One stated purpose of the 1976 and 1998 extensions was to allow authors to provide for "their dependents". Doing this by creating a copyright that is calculated to outlive the author by more than a generation is already a stretch of the Constitution's wording, which only permits Congress to grant copyrights to "authors". But apart from this, by Robinson's own admission Terri is 28, and therefore (unless more appears) no longer a "dependent". The existing term of copyright has lasted until Terri's minority ended, and the period post mortem auctoris hasn't even needed to be invoked yet.
Robinson writes: "'Melancholy Elephants' was originally dedicated to the remarkable Virginia Heinlein, Robert Heinlein's widow. On Jan. 18, Ginny passed away in her sleep in Florida, surrounded by family and friends. She leaves several descendants -- one 3 years old -- and I don't see why they should get ripped off because 'information wants to be free.'
Many reasonably fertile people will have young descendents at one time or another for many generations.
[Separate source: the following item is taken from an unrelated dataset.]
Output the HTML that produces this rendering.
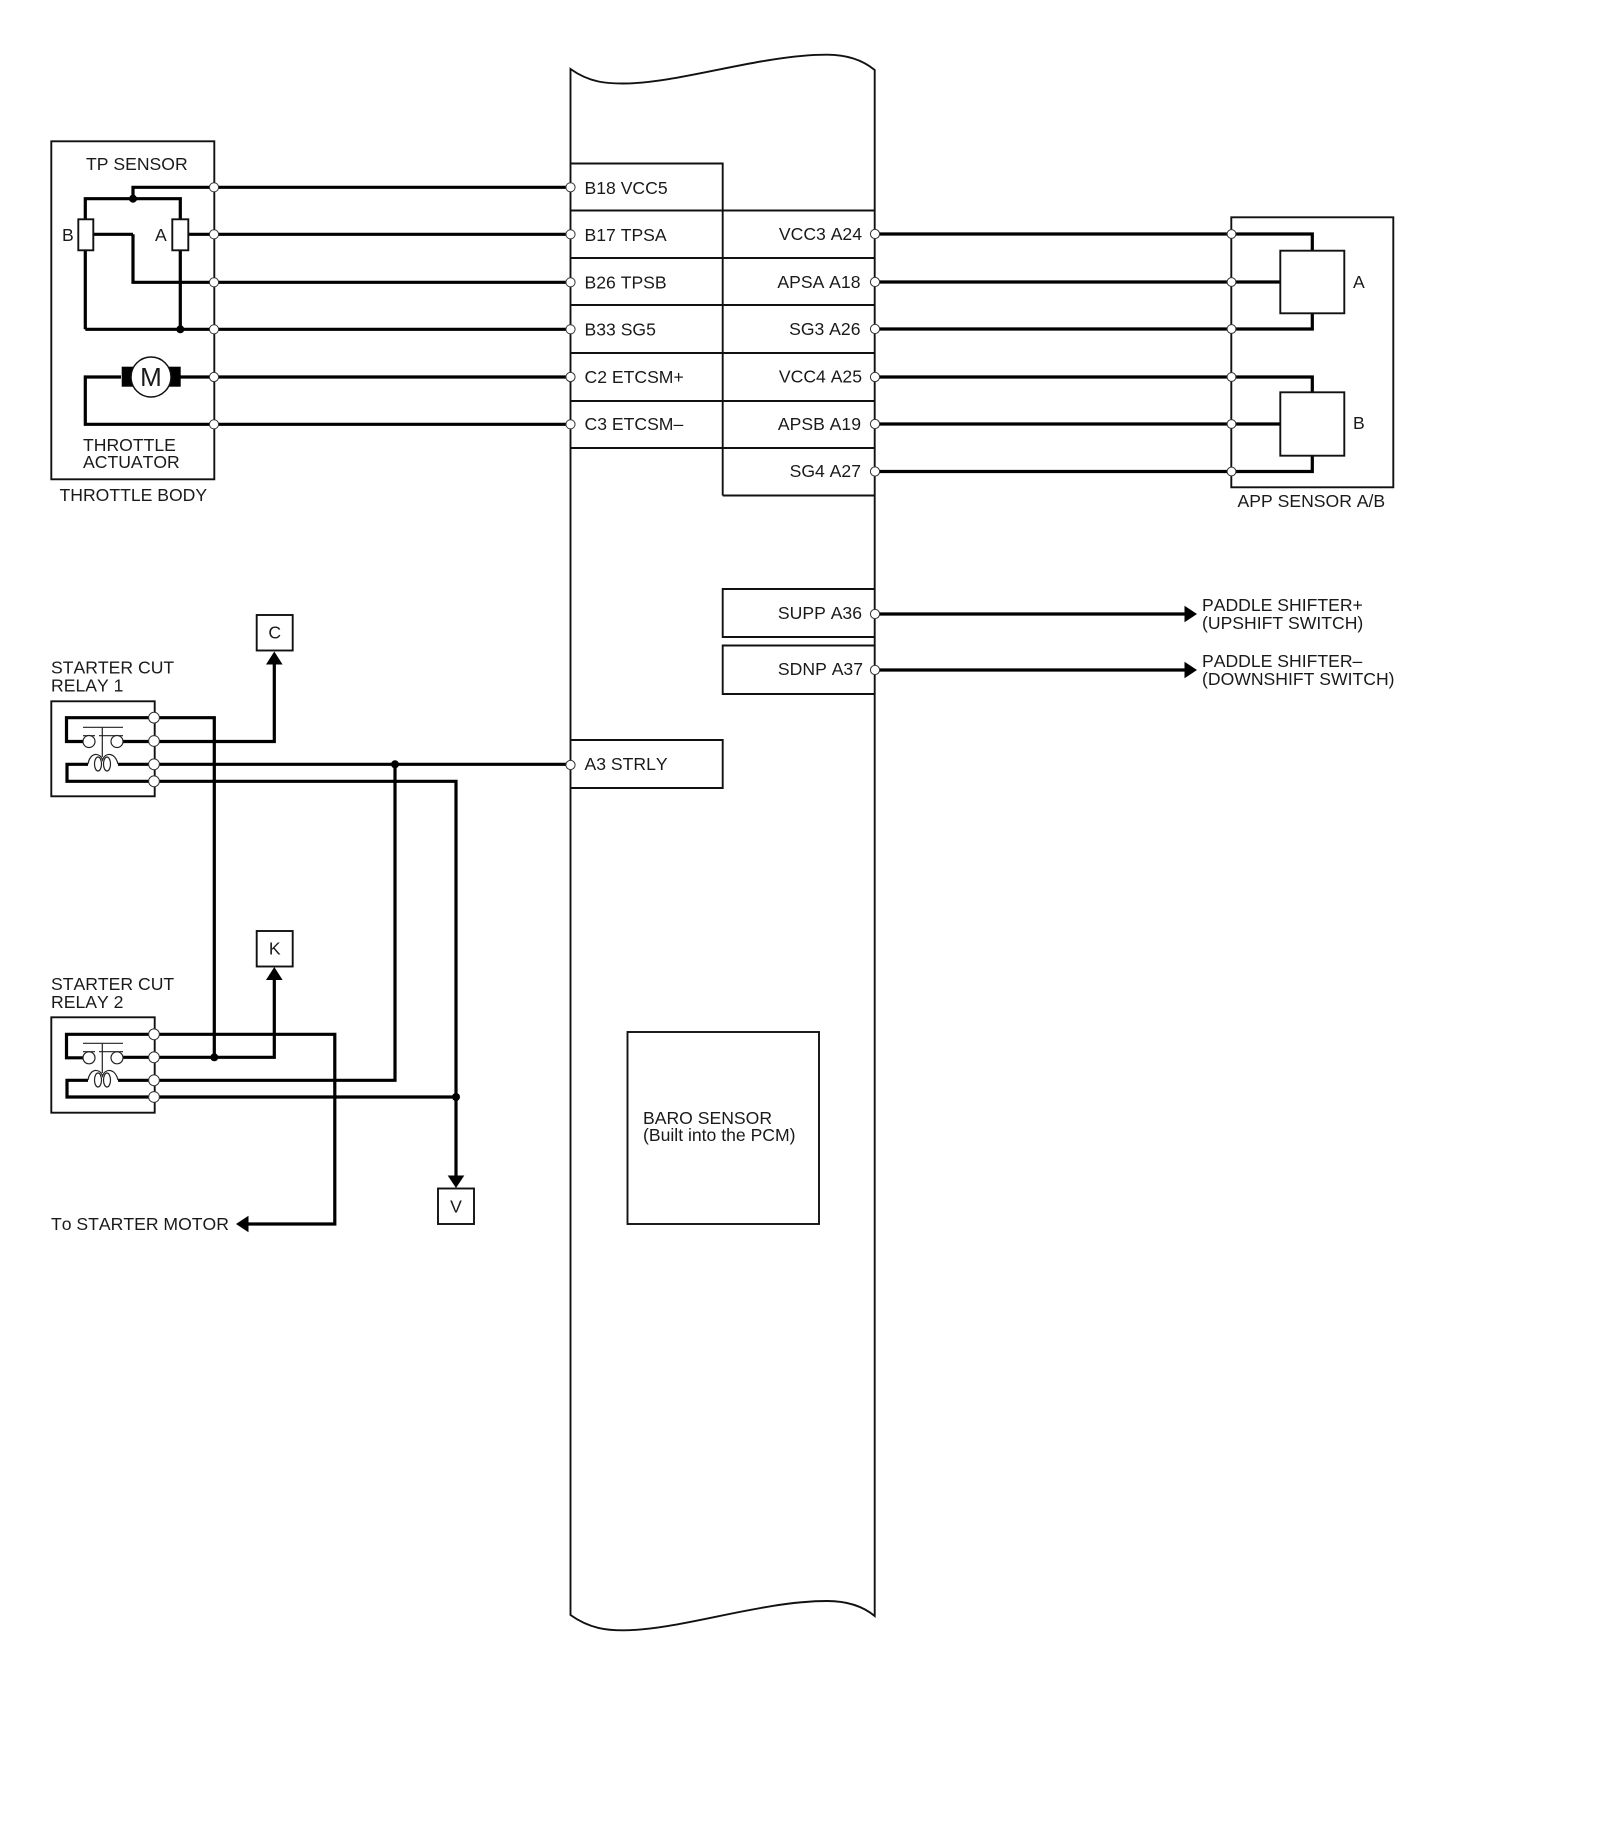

But since, as professor William Patry has noted, "the parade has to end some time", and since the U.S. law prior to the CTEA already provided for 50 years post mortem auctoris, this is irrelevant to the question of whether the 20 year extension will "promote progress" enough to be worth the extra burden to the public. Robinson doesn't say whether the 3-year-old was Robert Heinlein's dependent. But even if so, the shorter life+50 term would have lasted 50 years from Robert Heinlein's death in 1988--well beyond the 3-year-old's minority. Are Ginny's parents so improvident that they can only provide for her future by imposing monopoly costs on the rest of us an additional 20 years beyond what the law already gave ?
More to the point, this paragraph assumes that the expiration of the copyright by operation of the law "rips" the rightsholders "off". This is backward. When the public, through the law, granted the copyright, it agreed to rip itself off in a way. It agreed to refrain for a time from exercising rights that it would otherwise have in order to encourage the authors to write and publish their works. The idea is that in the end the public's short-term sacrifice will result in a larger public domain in letters than otherwise. For the public to insist that the bargain be kept, and that it resume its full rights at the previously agreed time, doesn't "rip" anyone "off". It is more of a ripoff for the term to be extended; it is as if the public had almost paid off the mortgage on a house, only to have the bank demand 20 more years of payments.